For 80 minutes as Brighton stared down the barrel of an FA Cup exit to Championship side West Brom, Graham Potter could probably hear the criticism hurtling towards him.
A substitutes bench in an FA Cup third round tie which included Marc Cucurella, Jakub Moder, Leandro Trossard, Alexis Mac Allister and Robert Sanchez hints at priorities lying elsewhere. After all, you can’t have your cake and eat it at the same time.
It was inevitable, then, that it was Brighton’s strength off the bench which eventually salvaged the Seagulls’ place in the next round.
Two substitutes combined as Moder rifled home Brighton’s equaliser in normal time, before a combination of the Poland international and Trossard teed up Neal Maupay to fire home the winner seven minutes into extra time.

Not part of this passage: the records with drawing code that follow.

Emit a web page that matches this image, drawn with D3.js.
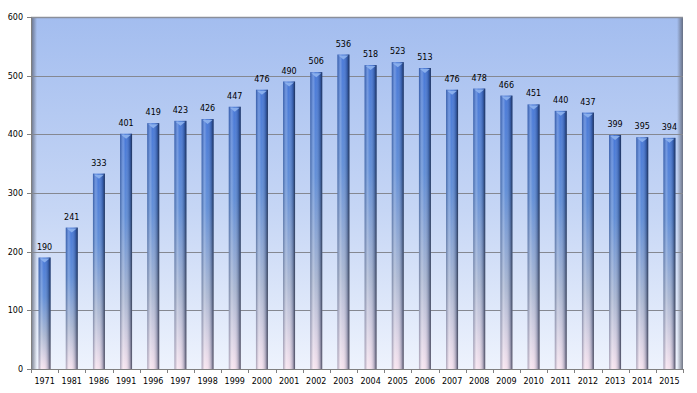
<!DOCTYPE html>
<html>
<head>
<meta charset="utf-8">
<script src="https://cdn.jsdelivr.net/npm/d3@7"></script>
<style>
  html, body { margin: 0; padding: 0; background: #fff; }
  svg { display: block; font-family: "DejaVu Sans", Verdana, sans-serif; }
</style>
</head>
<body>
<div id="chart"></div>
<script>
// Données
const years = ["1971","1981","1986","1991","1996","1997","1998","1999","2000","2001","2002","2003",
               "2004","2005","2006","2007","2008","2009","2010","2011","2012","2013","2014","2015"];
const values = [190,241,333,401,419,423,426,447,476,490,506,536,518,523,513,476,478,466,451,440,437,399,395,394];
const yTicks = [0,100,200,300,400,500,600];

const W = 697, H = 393;
const margin = { top: 17, right: 14, bottom: 24, left: 31 };
const width = W - margin.left - margin.right;
const height = H - margin.top - margin.bottom;

const svg = d3.select("#chart").append("svg")
    .attr("width", W).attr("height", H);

const defs = svg.append("defs");

// fond du graphique
const bg = defs.append("linearGradient").attr("id", "bg")
    .attr("x1", 0).attr("y1", 0).attr("x2", 0).attr("y2", 1);
bg.append("stop").attr("offset", "0%").attr("stop-color", "#a3bdef");
bg.append("stop").attr("offset", "55%").attr("stop-color", "#c6d6f5");
bg.append("stop").attr("offset", "100%").attr("stop-color", "#eef3fd");

// ombres gauche / droite
const shL = defs.append("linearGradient").attr("id", "shL")
    .attr("x1", 0).attr("y1", 0).attr("x2", 1).attr("y2", 0);
shL.append("stop").attr("offset", "0%").attr("stop-color", "#5a6070").attr("stop-opacity", 0.85);
shL.append("stop").attr("offset", "100%").attr("stop-color", "#5a6070").attr("stop-opacity", 0);
const shR = defs.append("linearGradient").attr("id", "shR")
    .attr("x1", 1).attr("y1", 0).attr("x2", 0).attr("y2", 0);
shR.append("stop").attr("offset", "0%").attr("stop-color", "#5a6070").attr("stop-opacity", 0.85);
shR.append("stop").attr("offset", "100%").attr("stop-color", "#5a6070").attr("stop-opacity", 0);

// barres : dégradé vertical
const barV = defs.append("linearGradient").attr("id", "barV")
    .attr("x1", 0).attr("y1", 0).attr("x2", 0).attr("y2", 1);
barV.append("stop").attr("offset", "0%").attr("stop-color", "#3f72d6");
barV.append("stop").attr("offset", "35%").attr("stop-color", "#5b8ad6");
barV.append("stop").attr("offset", "70%").attr("stop-color", "#a9b6d2");
barV.append("stop").attr("offset", "100%").attr("stop-color", "#f6e2ee");

// barres : reflet horizontal
const barH = defs.append("linearGradient").attr("id", "barH")
    .attr("x1", 0).attr("y1", 0).attr("x2", 1).attr("y2", 0);
barH.append("stop").attr("offset", "0%").attr("stop-color", "#1a2a50").attr("stop-opacity", 0.35);
barH.append("stop").attr("offset", "25%").attr("stop-color", "#ffffff").attr("stop-opacity", 0.25);
barH.append("stop").attr("offset", "45%").attr("stop-color", "#ffffff").attr("stop-opacity", 0.05);
barH.append("stop").attr("offset", "80%").attr("stop-color", "#1a2a50").attr("stop-opacity", 0.3);
barH.append("stop").attr("offset", "100%").attr("stop-color", "#10182e").attr("stop-opacity", 0.75);

const g = svg.append("g").attr("transform", `translate(${margin.left},${margin.top})`);

// Échelles
const x = d3.scaleBand().domain(years).range([0, width]).paddingInner(0.56).paddingOuter(0.28);
const xb = d3.scaleBand().domain(years).range([0, width]);
const y = d3.scaleLinear().domain([0, 600]).range([height, 0]);

// Zone de tracé
g.append("rect").attr("width", width).attr("height", height).attr("fill", "url(#bg)");
g.append("rect").attr("width", 6).attr("height", height).attr("fill", "url(#shL)");
g.append("rect").attr("x", width - 6).attr("width", 6).attr("height", height).attr("fill", "url(#shR)");
g.append("line").attr("x1", 0).attr("x2", width).attr("y1", 0.5).attr("y2", 0.5)
    .attr("stroke", "#8a8f9a").attr("stroke-width", 1.5);

// Grille
g.selectAll(".grid").data(yTicks.filter(d => d > 0 && d < 600)).enter()
  .append("line")
    .attr("x1", 0).attr("x2", width)
    .attr("y1", d => Math.round(y(d)) + 0.5).attr("y2", d => Math.round(y(d)) + 0.5)
    .attr("stroke", "#858891").attr("stroke-width", 1);

// Barres
const bars = g.selectAll(".bar").data(values).enter().append("g");
bars.append("rect")
    .attr("x", (d, i) => x(years[i]))
    .attr("y", d => y(d))
    .attr("width", x.bandwidth())
    .attr("height", d => height - y(d))
    .attr("fill", "url(#barV)");
bars.append("rect")
    .attr("x", (d, i) => x(years[i]))
    .attr("y", d => y(d))
    .attr("width", x.bandwidth())
    .attr("height", d => height - y(d))
    .attr("fill", "url(#barH)");
// chapeau du cylindre
bars.append("path")
    .attr("d", (d, i) => {
        const x0 = x(years[i]), w = x.bandwidth(), t = y(d);
        return `M${x0 + 1},${t + 1} L${x0 + w - 1},${t + 1} L${x0 + w / 2},${t + 5} Z`;
    })
    .attr("fill", "#8fb4ee").attr("opacity", 0.9);

// Étiquettes de valeurs
g.selectAll(".lbl").data(values).enter().append("text")
    .attr("x", (d, i) => x(years[i]) + x.bandwidth() / 2)
    .attr("y", d => y(d) - 8)
    .attr("text-anchor", "middle")
    .style("font-size", "8px")
    .attr("fill", "#000")
    .text(d => d);

// Axe Y
g.append("line").attr("x1", 0.5).attr("x2", 0.5).attr("y1", 0).attr("y2", height)
    .attr("stroke", "#808080");
const yAxis = g.append("g").attr("class", "yaxis");
yAxis.selectAll("line").data(yTicks).enter().append("line")
    .attr("x1", -4).attr("x2", 0)
    .attr("y1", d => Math.round(y(d)) + 0.5).attr("y2", d => Math.round(y(d)) + 0.5)
    .attr("stroke", "#808080");
yAxis.selectAll("text").data(yTicks).enter().append("text")
    .attr("x", -8).attr("y", d => y(d) + 3)
    .attr("text-anchor", "end")
    .style("font-size", "8px")
    .text(d => d);

// Axe X
g.append("line").attr("x1", 0).attr("x2", width)
    .attr("y1", height + 0.5).attr("y2", height + 0.5).attr("stroke", "#808080");
const xTicks = years.map(d => xb(d)).concat([width]);
g.selectAll(".xt").data(xTicks).enter().append("line")
    .attr("x1", d => Math.round(d) + 0.5).attr("x2", d => Math.round(d) + 0.5)
    .attr("y1", height).attr("y2", height + 4)
    .attr("stroke", "#808080");
g.selectAll(".xl").data(years).enter().append("text")
    .attr("x", d => xb(d) + xb.bandwidth() / 2)
    .attr("y", height + 15)
    .attr("text-anchor", "middle")
    .style("font-size", "8px")
    .text(d => d);
</script>
</body>
</html>
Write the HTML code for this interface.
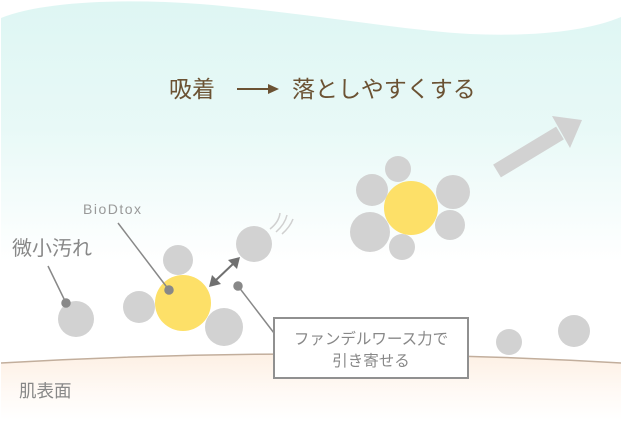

A masterstroke from Potter, some might argue, but it is a consequence of Brighton’s greater outlay on their squad in recent years. To the tune of a £200m net spend, Potter – and his predecessors – have intelligently moulded the Seagulls into an established Premier League side.
Throw in Cedric Kipre’s second half red card for West Brom and the equaliser from Moder had a sense of inevitability about it. It will be crucial that Potter learns his lesson going forward in this competition.
The Seagulls boss was criticised when he sent out a heavily rotated side in defeat to eventual winners Leicester in the last 16 last season.
Brighton’s starting XI against West Brom was certainly stronger in comparison to that day at the King Power Stadium, but the Seagulls faithful won’t be prepared to go to the cliff-edge against inferior opponents every time when many will view the FA Cup as their top priority this season.
The side’s inability to find the back of the net with any great regularity – which may be addressed with additions in January – could put European qualification beyond them. The Seagulls currently lie 9th in the Premier League, with both the floor and the ceiling of their ambitions lying a couple of places in either direction.
Cup competitions offer supporters tangible reward for their team’s ability, as Leicester attested to last season. Ask any Leicester supporter to recount their memories of that afternoon at Wembley and your ear will be burning within seconds. Ask them to recount when they secured European football under Rodgers the first time around with a 2-0 win over Sheffield United in July 2020 and they may require a double take.
Brighton’s league performances offer evidence that cup glory this season is within their grasp.
Amid a hectic fixture schedule and a spate of postponements, Potter will be forced to dig deep into his squad’s reserves to maintain performance levels.
But there must be a realisation that the FA Cup does not pose the same glass ceiling which exists in the Premier League. The magic of the cup is exactly what it says on the tin: magic.
Potter’s regular starters bailed him out at the Hawthorns. The next step is to get them on the pitch from the get-go and avoid nervy affairs such as this.